During the Twenties and Thirties, the Estonian capital of Tallinn was known to be a centre for espionage, infiltrated by White Russian intriguers bent on blocking Bolshevik access to north-west Europe. Graham Greene first visited in the spring of 1934 — ‘for no reason’, he writes in his memoir Ways of Escape, ‘except escape to somewhere new’. He spent many happy hours in Tallinn, he records, ‘when I was not vainly seeking a brothel’. (The brothel had been recommended to him by Baroness Budberg, a Russian-Estonian exile living in London and mistress of, among others, H. G.Wells.) Though Greene failed to find the brothel, he did conceive of a film sketch, Nobody to Blame, about a British sales representative in Tallinn for Singer Sewing Machines, who was a spy. The film was never made, but it contained the bare bones of what was originally Our Man in Tallinn, later Our Man in Havana.
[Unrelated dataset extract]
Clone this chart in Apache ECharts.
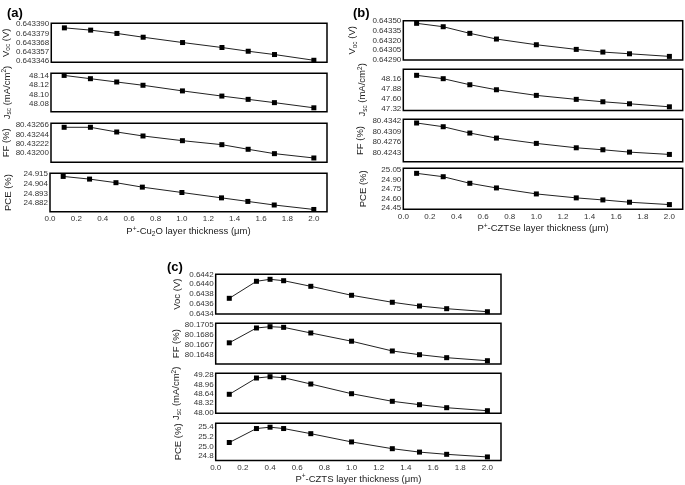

Inevitably, Tallinn attracted political adventurers as it was the Baltic port closest to Leningrad. Arthur Ransome, the amateur angler and sailing enthusiast, married Leon Trotsky’s private secretary, Evgenia Shelepina, in Tallinn in 1924. As an apologist for Bolshevism, the future author of Swallows and Amazons may even have had a hand in the Communist putsch that failed to topple ‘bourgeois’ Tallinn later that year. Other Englishmen visited the Baltic outpost at this time. Anthony Powell, whose father was attached to the British Military Mission in nearby Helsinki, arrived in the autumn of 1924. Powell’s second novel, Venusberg, contains descriptions of medieval guildhalls and twisting cobbled streets that are recognisably Tallinn’s.
All these Englishmen had known Estonia during the heyday of its inter-war independence and could not have imagined its fate during the second world war.